Applications of Statistical Field Theory in Deep Learning
Zohar Ringel, Noa Rubin, Edo Mor, Moritz Helias, Inbar Seroussi
TL;DR
This work surveys the application of statistical field theory to deep learning, arguing that a physics-inspired framework—built on path integrals, replicas, and large-width limits—can illuminate generalization, bias, and feature learning. It develops three analytic strands: (i) infinite-width Gaussian-process/NTK mappings that connect DNNs to GPR and kernel methods, (ii) field-theoretic treatments of data-averaged GPR via replicas and RG to capture dataset effects and scaling laws, and (iii) dynamical field theories (MSRDJ) for non-linear, finite-width networks to bridge equilibrium GP/NTK descriptions with time-dependent learning.
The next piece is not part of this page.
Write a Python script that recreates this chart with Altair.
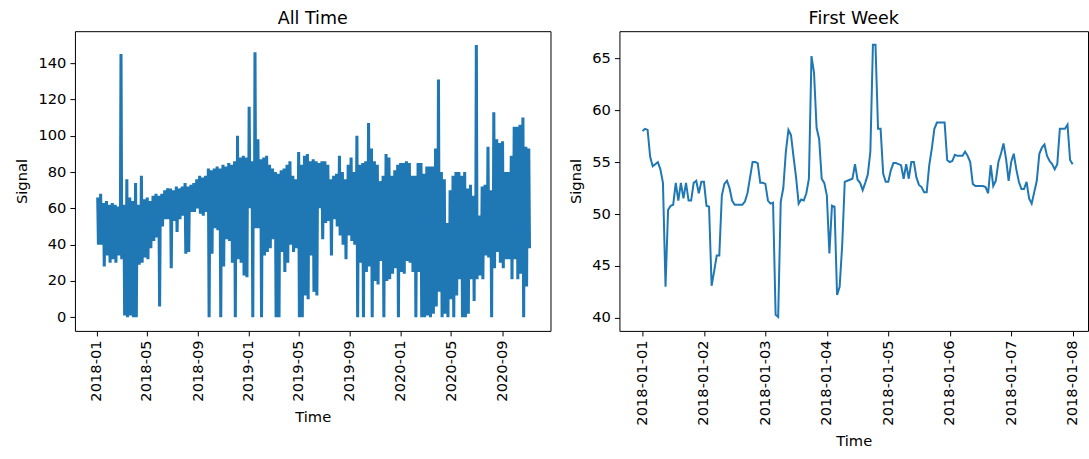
import altair as alt
import pandas as pd

START = pd.Timestamp("2018-01-01")
FMT = "%Y-%m-%dT%H:%M:%S"

# Weekly upper / lower envelope of the full record (week 0 starts 2018-01-01)
week_high = [
    66, 68, 63, 64, 62, 63, 62, 61, 145, 62,
    76, 66, 64, 74, 62, 78, 65, 66, 64, 67,
    68, 67, 68, 70, 71, 71, 70, 72, 71, 72,
    74, 72, 73, 74, 76, 78, 77, 78, 82, 81,
    82, 83, 82, 84, 83, 85, 84, 86, 100, 88,
    89, 88, 116, 86, 146, 98, 87, 88, 89, 84,
    82, 80, 79, 81, 82, 84, 86, 78, 76, 91,
    84, 89, 90, 86, 87, 86, 85, 86, 86, 84,
    76, 78, 79, 89, 80, 76, 84, 88, 80, 100,
    84, 85, 86, 107, 93, 86, 84, 75, 78, 90,
    88, 78, 81, 84, 85, 85, 86, 85, 78, 78,
    85, 85, 79, 83, 83, 83, 93, 131, 80, 76,
    52, 70, 78, 80, 80, 78, 80, 71, 73, 67,
    150, 56, 72, 73, 94, 70, 113, 98, 96, 97,
    80, 80, 89, 105, 105, 106, 110, 94, 93,
]
week_low = [
    40, 40, 28, 34, 30, 32, 30, 34, 32, 1,
    0, 1, 0, 0, 29, 30, 33, 32, 38, 42,
    44, 6, 50, 54, 54, 27, 53, 47, 54, 56,
    35, 36, 58, 58, 60, 57, 56, 58, 0, 35,
    49, 48, 0, 28, 43, 42, 30, 0, 32, 30,
    23, 22, 60, 0, 49, 49, 0, 34, 36, 38,
    43, 0, 0, 36, 25, 30, 40, 36, 38, 0,
    0, 12, 10, 34, 14, 12, 60, 43, 52, 53,
    34, 54, 50, 45, 40, 32, 45, 42, 40, 0,
    30, 0, 25, 28, 0, 20, 18, 31, 0, 20,
    21, 24, 27, 0, 25, 24, 31, 30, 25, 0,
    25, 0, 0, 1, 0, 2, 6, 14, 0, 2,
    0, 10, 0, 12, 21, 0, 0, 2, 21, 9,
    21, 23, 21, 34, 33, 0, 27, 36, 30, 27,
    32, 32, 21, 32, 21, 24, 0, 17, 38,
]

# Hourly readings for the first week, from 2018-01-01 00:00
first_week = [
    58.0, 58.2, 58.1, 55.5, 54.6, 54.8, 55.0, 54.3, 53.0, 43.0,
    50.4, 50.8, 50.9, 53.0, 51.3, 53.0, 51.5, 53.0, 51.3, 51.3,
    53.0, 53.2, 52.0, 53.1, 53.1, 50.8, 50.7, 43.1, 44.5, 46.0,
    46.0, 51.8, 52.9, 53.2, 52.5, 51.3, 50.9, 50.9, 50.9, 50.9,
    51.2, 52.0, 53.5, 55.0, 55.0, 54.9, 53.0, 53.0, 52.9, 51.3,
    51.0, 51.1, 40.3, 40.1, 51.2, 52.5, 56.0, 58.1, 57.6, 55.5,
    53.5, 51.0, 51.4, 51.3, 52.0, 53.4, 65.2, 63.6, 58.3, 57.2,
    53.4, 53.0, 51.8, 46.2, 50.8, 50.7, 42.2, 43.0, 47.0, 53.1,
    53.2, 53.3, 53.4, 54.8, 53.3, 53.0, 52.3, 53.0, 53.8, 56.0,
    66.3, 66.3, 58.2, 58.2, 53.9, 53.1, 53.1, 54.2, 54.9, 54.9,
    54.8, 54.7, 53.4, 54.8, 53.4, 55.0, 55.0, 53.5, 52.8, 52.6,
    52.1, 52.1, 54.7, 56.3, 58.2, 58.8, 58.8, 58.8, 58.8, 55.2,
    55.0, 55.1, 55.7, 55.6, 55.6, 55.6, 56.0, 55.6, 55.0, 52.9,
    52.7, 52.7, 52.7, 52.7, 52.6, 52.0, 54.7, 52.7, 53.2, 55.0,
    55.8, 56.8, 55.3, 53.2, 55.0, 55.8, 54.3, 53.1, 52.4, 52.4,
    53.1, 51.5, 51.0, 52.1, 53.2, 55.8, 56.4, 56.7, 55.6, 55.1,
    54.8, 54.3, 54.8, 58.2, 58.2, 58.2, 58.6, 55.2, 54.8,
]

# Tick positions
all_ticks = [(2018, 1), (2018, 5), (2018, 9), (2019, 1), (2019, 5),
             (2019, 9), (2020, 1), (2020, 5), (2020, 9)]
week_ticks = [1, 2, 3, 4, 5, 6, 7, 8]

# Each week is drawn as a high/low zig-zag so the dense record reads as a band
rows = []
for i, (hi, lo) in enumerate(zip(week_high, week_low)):
    for k, v in enumerate((hi, lo, hi, lo)):
        t = START + pd.Timedelta(days=7 * i + 1.75 * k)
        rows.append({"time": t.strftime(FMT), "signal": v})
all_time = pd.DataFrame(rows)

week = pd.DataFrame({
    "time": [(START + pd.Timedelta(hours=h)).strftime(FMT) for h in range(len(first_week))],
    "signal": first_week,
})

BLUE = "#1f77b4"
FONT = "DejaVu Sans"

left = alt.Chart(all_time, title="All Time").mark_line(
    color=BLUE, strokeWidth=1.6, clip=True
).encode(
    x=alt.X(
        "time:T",
        title="Time",
        scale=alt.Scale(domain=[alt.DateTime(year=2017, month=11, date=9),
                                alt.DateTime(year=2020, month=12, date=26)]),
        axis=alt.Axis(values=[alt.DateTime(year=y, month=m, date=1) for y, m in all_ticks],
                      format="%Y-%m", labelAngle=270),
    ),
    y=alt.Y(
        "signal:Q",
        title="Signal",
        scale=alt.Scale(domain=[-7.5, 157.6], nice=False, zero=False),
        axis=alt.Axis(values=[0, 20, 40, 60, 80, 100, 120, 140]),
    ),
).properties(width=476, height=300)

right = alt.Chart(week, title="First Week").mark_line(
    color=BLUE, strokeWidth=2, clip=True
).encode(
    x=alt.X(
        "time:T",
        title="Time",
        scale=alt.Scale(domain=[alt.DateTime(year=2017, month=12, date=31, hours=15),
                                alt.DateTime(year=2018, month=1, date=8, hours=6)]),
        axis=alt.Axis(values=[alt.DateTime(year=2018, month=1, date=d) for d in week_ticks],
                      format="%Y-%m-%d", labelAngle=270),
    ),
    y=alt.Y(
        "signal:Q",
        title="Signal",
        scale=alt.Scale(domain=[38.75, 67.6], nice=False, zero=False),
        axis=alt.Axis(values=[40, 45, 50, 55, 60, 65]),
    ),
).properties(width=469, height=300)

chart = alt.hconcat(left, right, spacing=16).properties(
    padding={"left": 14, "top": 9, "right": 0, "bottom": 0},
    background="white",
).configure_view(
    stroke="black", strokeWidth=1
).configure_axis(
    labelFont=FONT, labelFontSize=14.7, labelColor="black",
    titleFont=FONT, titleFontSize=14.7, titleFontWeight="normal", titleColor="black",
    tickColor="black", tickSize=5, tickWidth=1, labelPadding=4,
    grid=False, domain=False, titlePadding=8,
).configure_title(
    font=FONT, fontSize=17.5, fontWeight="normal", color="black", offset=4, anchor="middle",
)

chart.save("out.html", embed_options={"renderer": "svg", "actions": False})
These approaches yield concrete insights such as spectral bias, effective ridge renormalization, and kernel adaptation mechanisms that can explain when and how deep networks outperform their lazy or linear counterparts. The synthesis points to practical implications like hyperparameter transfer, scaling laws, and principled regularization via kernel dynamics, while outlining avenues for extending field-theoretic analyses to richer architectures and dynamics. Overall, the paper sketches a path toward a unifying theory of deep learning grounded in statistical physics, with tangible predictions for generalization and learning dynamics.
Abstract
Deep learning algorithms have made incredible strides in the past decade, yet due to their complexity, the science of deep learning remains in its early stages. Being an experimentally driven field, it is natural to seek a theory of deep learning within the physics paradigm. As deep learning is largely about learning functions and distributions over functions, statistical field theory, a rich and versatile toolbox for tackling complex distributions over functions (fields) is an obvious choice of formalism. Research efforts carried out in the past few years have demonstrated the ability of field theory to provide useful insights on generalization, implicit bias, and feature learning effects. Here we provide a pedagogical review of this emerging line of research.